The Facebook chief executive has been called to stand before MPs on multiple occasions to answer a range of questions in relation to recent data breaches, allegations of business malpractice, repeated electoral interference and the rampant spread of disinformation and hate speech on the platform.
“I said to him that I thought it would be a good idea for him to go to the select committee and make his case,” the Culture Secretary said at the Deloitte Enders Media and Telecoms event yesterday.
“He has a case to make but he also has questions to answer. I think it would be right for him to go and answer them.”
The Facebook boss has been widely criticised by politicians for failing to personally attend meetings in the past.
Zuckerberg showed “contempt towards both the UK Parliament and the International Grand Committee”, a final report on disinformation and fake news said last month, while Labour deputy leader Tom Watson has previously described him as a “coward”.
Wright said the nature of the white paper was not to put social networks out of business, but to make them responsible for their platforms.

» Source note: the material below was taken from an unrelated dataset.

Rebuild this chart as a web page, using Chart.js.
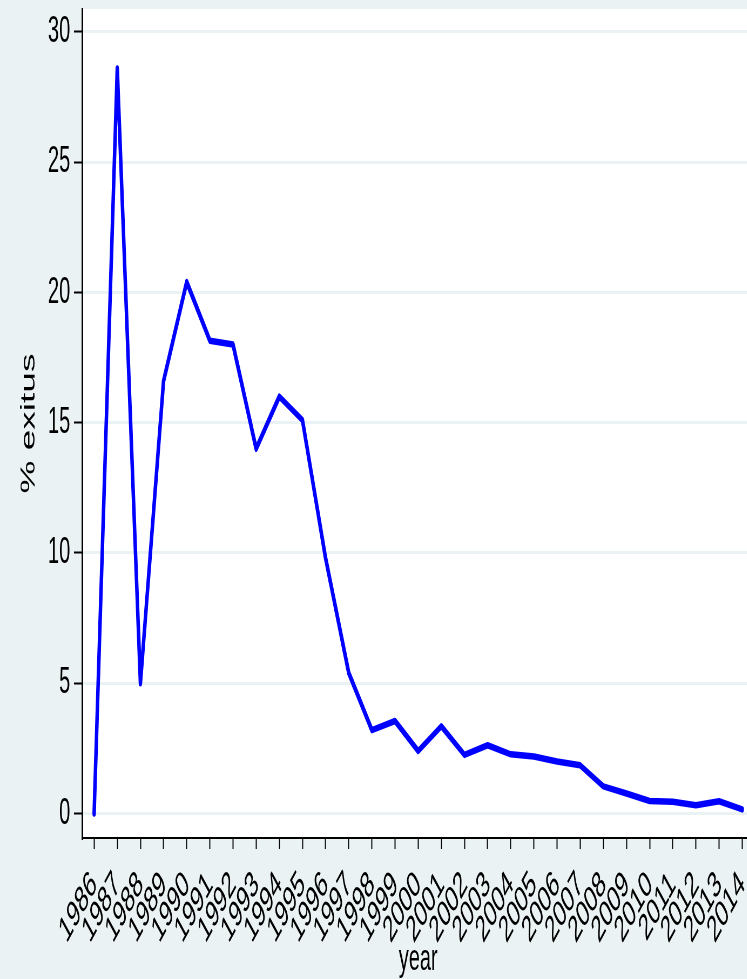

“The message that I was taking to all of these companies was that we are not interested in putting them out of business, but we do require you to be responsible businesses and in the end the white paper that you are going to see shortly will set out, I hope with some clarity, what the responsibilities we believe these companies should have are, how these responsibilities should be met, and what should happen if those responsibilities are not met,” he said.
“I’m happy to discuss that with the companies who will be at the receiving end of that process but in the end it must be for Government to decide what it believes is necessary to keep the citizens of this country as safe as they can be from harmful content online.”